The Georgetown African American Historic Landmark Project is now working with the architect of the African Burial Ground National Monument to study 18th century ship records that could illuminate whether enslaved Africans arrived at the Georgetown port.

The architect, Rodney Leon, said he'll be leading a master's course at Yale University this fall that will investigate at least 11 Middle Passage journeys recorded as docking at "North Potomac," according to Emory University's Trans-Atlantic Slave Trade database.

The goal, Leon said, is to determine which of the ships, if any, docked specifically at Georgetown, while framing those details in the broader context of the growth of the slave trade in colonial America.

"If we can identify that in our historic research, that will go I think a long way in establishing how this memorial can be manifested and how it can start to tell that story," said Leon, who also designed the United Nations' memorial to the victims of the trans-Atlantic slave trade.

The National Park Service, which oversees the waterfront park and has held informative events about its slavery history with Crockett, is also assisting in the research.

Jim Johnston, the biographer of Yarrow Mamout, an enslaved Muslim from Guinea who gained his freedom and became a prominent Georgetown property owner and entrepreneur, is skeptical. The author of "From Slave Ship to Harvard: Yarrow Mamout and the History of an African American Family" said he welcomed the investigation but found it unlikely that slave ships would have docked at Georgetown.

The "North Potomac" notation in the Emory University database refers to a British customs station at St. Mary's where ships passed through before continuing up the river to sell enslaved Africans they were carrying. Johnston said there is a lack of primary sources or newspaper announcements indicating the ships traveled as far as Georgetown. Mamout's enslaver, for example, traveled to Annapolis, where Mamout arrived, even though the enslaver lived in Washington.

"They would have stopped at all the plantations along the way that they know of and try to sell slaves," Johnston said of the ships that passed through North Potomac. "Georgetown was the end of the line."

Crockett said she became engrossed in learning Georgetown's African American history after her alma mater revealed that its Jesuit priests sold 272 enslaved laborers in 1838 to save the school financially. She thought about the buildings she sat in through classes years ago, having no inkling of the hundreds of enslaved laborers who could have walked the same grounds.

And she started to see that same story in bustling downtown Georgetown, where shoppers and diners and boaters, she thought, could be overlooking significant Black history hidden in plain sight.

Her research took her almost building by building. The slave pen on O Street that is now a block of rowhouses. The historical Mount Zion United Methodist Church.
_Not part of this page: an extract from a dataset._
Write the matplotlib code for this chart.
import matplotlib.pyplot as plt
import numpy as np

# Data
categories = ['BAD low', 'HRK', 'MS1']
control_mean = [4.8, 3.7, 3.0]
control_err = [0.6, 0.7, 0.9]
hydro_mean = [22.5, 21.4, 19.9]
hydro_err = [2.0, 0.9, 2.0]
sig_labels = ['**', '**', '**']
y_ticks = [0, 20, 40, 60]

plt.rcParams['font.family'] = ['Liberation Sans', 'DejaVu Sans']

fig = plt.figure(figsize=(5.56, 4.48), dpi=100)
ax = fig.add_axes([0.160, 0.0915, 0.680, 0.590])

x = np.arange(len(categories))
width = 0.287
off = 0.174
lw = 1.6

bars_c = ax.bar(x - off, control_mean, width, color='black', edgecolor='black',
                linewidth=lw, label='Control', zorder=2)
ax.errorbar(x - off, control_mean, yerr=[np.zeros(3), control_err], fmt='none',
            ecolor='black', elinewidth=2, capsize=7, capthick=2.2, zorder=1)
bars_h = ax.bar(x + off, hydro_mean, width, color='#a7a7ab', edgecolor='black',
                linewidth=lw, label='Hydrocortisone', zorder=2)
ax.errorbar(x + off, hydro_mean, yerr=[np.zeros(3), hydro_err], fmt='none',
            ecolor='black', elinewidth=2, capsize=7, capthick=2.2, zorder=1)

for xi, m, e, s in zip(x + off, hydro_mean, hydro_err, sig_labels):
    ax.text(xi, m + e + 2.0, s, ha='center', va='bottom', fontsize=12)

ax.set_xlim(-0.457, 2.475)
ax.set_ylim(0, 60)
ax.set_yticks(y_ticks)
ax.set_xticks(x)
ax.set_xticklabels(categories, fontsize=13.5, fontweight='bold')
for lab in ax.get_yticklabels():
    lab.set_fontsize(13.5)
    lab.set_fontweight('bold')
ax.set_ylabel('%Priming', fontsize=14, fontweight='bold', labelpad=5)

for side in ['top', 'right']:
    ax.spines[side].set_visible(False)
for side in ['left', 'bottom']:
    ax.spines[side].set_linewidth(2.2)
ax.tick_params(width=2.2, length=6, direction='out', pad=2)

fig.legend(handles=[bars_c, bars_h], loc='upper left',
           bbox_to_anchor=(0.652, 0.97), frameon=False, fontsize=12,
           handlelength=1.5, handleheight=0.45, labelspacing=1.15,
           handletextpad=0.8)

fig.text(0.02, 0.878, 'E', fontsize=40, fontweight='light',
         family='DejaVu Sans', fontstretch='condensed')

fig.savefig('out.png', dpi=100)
The residence of Yarrow Mamout.

Two years ago, she said, the waterfront earned a UNESCO "Site of Memory" designation, for historical places associated with slavery.
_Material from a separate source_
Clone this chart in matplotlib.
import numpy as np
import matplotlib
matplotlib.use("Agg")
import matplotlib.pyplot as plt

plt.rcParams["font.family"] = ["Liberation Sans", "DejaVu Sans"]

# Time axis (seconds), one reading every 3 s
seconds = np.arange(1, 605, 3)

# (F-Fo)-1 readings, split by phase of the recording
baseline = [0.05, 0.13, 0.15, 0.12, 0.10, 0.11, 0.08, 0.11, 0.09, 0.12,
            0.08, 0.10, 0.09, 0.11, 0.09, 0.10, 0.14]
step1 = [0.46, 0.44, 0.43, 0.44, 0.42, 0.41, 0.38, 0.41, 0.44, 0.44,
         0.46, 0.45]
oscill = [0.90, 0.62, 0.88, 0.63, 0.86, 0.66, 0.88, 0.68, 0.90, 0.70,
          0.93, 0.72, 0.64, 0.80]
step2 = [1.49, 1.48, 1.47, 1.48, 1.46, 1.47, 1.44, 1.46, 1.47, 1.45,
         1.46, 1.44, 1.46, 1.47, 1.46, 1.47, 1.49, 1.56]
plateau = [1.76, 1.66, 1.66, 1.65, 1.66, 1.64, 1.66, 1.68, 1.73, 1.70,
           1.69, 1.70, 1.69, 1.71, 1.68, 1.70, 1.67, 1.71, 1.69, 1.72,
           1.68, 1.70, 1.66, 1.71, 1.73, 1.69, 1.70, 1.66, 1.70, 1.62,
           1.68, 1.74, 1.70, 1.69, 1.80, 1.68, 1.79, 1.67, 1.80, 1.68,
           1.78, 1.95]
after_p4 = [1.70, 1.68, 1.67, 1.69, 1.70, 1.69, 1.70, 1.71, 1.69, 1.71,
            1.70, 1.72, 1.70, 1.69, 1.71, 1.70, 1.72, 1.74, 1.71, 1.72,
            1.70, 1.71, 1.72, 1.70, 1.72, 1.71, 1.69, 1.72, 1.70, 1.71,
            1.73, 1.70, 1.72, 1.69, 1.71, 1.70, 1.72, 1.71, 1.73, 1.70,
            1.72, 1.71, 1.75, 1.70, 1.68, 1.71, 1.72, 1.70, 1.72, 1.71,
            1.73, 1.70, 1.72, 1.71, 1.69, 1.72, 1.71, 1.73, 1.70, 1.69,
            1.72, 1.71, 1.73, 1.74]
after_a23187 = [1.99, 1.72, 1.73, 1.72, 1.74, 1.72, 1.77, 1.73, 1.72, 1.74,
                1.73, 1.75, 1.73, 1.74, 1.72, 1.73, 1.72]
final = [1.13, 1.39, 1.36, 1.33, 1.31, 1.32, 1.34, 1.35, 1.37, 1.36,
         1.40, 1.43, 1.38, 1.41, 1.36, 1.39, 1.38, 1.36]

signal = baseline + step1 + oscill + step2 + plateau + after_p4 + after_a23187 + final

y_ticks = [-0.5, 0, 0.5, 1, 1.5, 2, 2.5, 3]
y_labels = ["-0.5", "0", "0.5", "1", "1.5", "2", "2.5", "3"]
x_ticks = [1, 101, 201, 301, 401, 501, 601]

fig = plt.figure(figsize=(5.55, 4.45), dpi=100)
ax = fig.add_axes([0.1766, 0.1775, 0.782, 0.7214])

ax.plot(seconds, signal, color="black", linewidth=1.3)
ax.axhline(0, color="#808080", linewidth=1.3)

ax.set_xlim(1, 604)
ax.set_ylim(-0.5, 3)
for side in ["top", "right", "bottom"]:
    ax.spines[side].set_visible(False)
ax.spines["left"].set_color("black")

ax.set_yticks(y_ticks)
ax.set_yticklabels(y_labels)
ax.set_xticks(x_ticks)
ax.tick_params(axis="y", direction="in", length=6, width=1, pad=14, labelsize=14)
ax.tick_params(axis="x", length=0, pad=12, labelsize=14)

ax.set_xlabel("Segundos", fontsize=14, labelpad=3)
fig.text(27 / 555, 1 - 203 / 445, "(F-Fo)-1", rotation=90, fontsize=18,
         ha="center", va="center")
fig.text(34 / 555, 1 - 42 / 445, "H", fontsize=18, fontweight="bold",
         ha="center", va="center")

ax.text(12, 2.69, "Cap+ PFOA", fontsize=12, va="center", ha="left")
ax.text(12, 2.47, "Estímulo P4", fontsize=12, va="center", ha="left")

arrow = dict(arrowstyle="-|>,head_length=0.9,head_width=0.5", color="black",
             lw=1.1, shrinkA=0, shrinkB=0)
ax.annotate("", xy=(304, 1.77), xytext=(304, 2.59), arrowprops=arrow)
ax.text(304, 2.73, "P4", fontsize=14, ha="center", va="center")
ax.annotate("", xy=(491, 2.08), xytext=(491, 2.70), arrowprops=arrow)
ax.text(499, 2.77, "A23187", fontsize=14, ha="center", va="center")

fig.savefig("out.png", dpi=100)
She developed a historic tour around all the key sites, tracing the rich religious and cultural landmarks established by the once-booming Black population in Georgetown. Her organization has placed bronze markers at eight locations, with two more on the way.
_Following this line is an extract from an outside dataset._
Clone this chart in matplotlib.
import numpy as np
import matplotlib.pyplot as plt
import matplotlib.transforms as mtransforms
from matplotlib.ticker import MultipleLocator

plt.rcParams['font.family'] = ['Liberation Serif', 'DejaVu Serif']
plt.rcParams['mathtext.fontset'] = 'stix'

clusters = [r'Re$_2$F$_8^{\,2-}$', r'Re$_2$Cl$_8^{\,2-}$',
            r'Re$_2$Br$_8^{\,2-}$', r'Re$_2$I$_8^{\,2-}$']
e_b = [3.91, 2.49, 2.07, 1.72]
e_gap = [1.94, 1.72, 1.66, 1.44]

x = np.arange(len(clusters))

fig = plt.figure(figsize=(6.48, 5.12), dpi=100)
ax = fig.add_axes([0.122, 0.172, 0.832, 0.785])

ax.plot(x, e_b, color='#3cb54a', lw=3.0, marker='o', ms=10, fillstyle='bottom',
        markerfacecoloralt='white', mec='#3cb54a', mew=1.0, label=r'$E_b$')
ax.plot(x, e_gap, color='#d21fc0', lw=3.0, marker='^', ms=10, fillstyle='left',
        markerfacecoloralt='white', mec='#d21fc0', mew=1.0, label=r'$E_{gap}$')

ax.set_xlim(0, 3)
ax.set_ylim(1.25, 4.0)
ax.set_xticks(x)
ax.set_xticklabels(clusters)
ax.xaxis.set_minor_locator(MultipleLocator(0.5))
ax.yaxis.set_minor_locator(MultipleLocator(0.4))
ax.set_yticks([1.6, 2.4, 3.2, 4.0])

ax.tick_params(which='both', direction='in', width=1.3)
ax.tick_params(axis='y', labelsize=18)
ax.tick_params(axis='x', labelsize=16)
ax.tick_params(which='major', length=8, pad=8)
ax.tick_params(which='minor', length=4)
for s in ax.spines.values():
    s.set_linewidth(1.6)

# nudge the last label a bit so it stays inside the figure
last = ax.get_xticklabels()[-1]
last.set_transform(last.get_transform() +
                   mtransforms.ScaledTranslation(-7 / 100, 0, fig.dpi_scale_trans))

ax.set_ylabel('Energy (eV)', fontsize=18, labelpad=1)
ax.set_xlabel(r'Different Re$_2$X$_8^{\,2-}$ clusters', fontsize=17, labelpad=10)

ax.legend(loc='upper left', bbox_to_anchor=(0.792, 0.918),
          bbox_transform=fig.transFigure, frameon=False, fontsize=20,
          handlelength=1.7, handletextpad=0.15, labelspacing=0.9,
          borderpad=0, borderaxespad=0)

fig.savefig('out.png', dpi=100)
But the history of the arriving slave ships at the Georgetown port is more uncertain. Maurice Jackson, a history professor at Georgetown University, said that "in a way, that's a beautiful thing" - because "everything is up for discovery."

"We do know slave ships came there. We know the names of a couple. But we don't know much more than that," Jackson said, referring to the North Potomac ships. "We know that slaves were dropped off there. And we know that the Georgetown port was a major slave depot."

The port long predated the incorporation of Georgetown in 1751, but Johnston said that if any enslaved people arrived at Georgetown it would more likely have happened been after 1751 when the town was more established. The port grew into a busy trading hub, mirroring the growth of tobacco exports - and by extension, the slave trade. Before long the port rivaled the Alexandria and Annapolis ports, where enslaved people were bought and sold.

Records from Emory University's database show that ships carrying enslaved Africans began docking at "North Potomac" in 1732, first on a ship called the Liverpool Merchant. More than 1,400 people, mostly from Gambia, would pass through North Potomac over the next three decades before being sold into slavery at locations Crockett said she hopes the investigation uncovers.

"We just want to remember their contributions," Crockett said of the effort to establish the federal monument. "We want them to know that we honor what they did. We are here because they survived. And all we want to do is call their names, uncover who they are."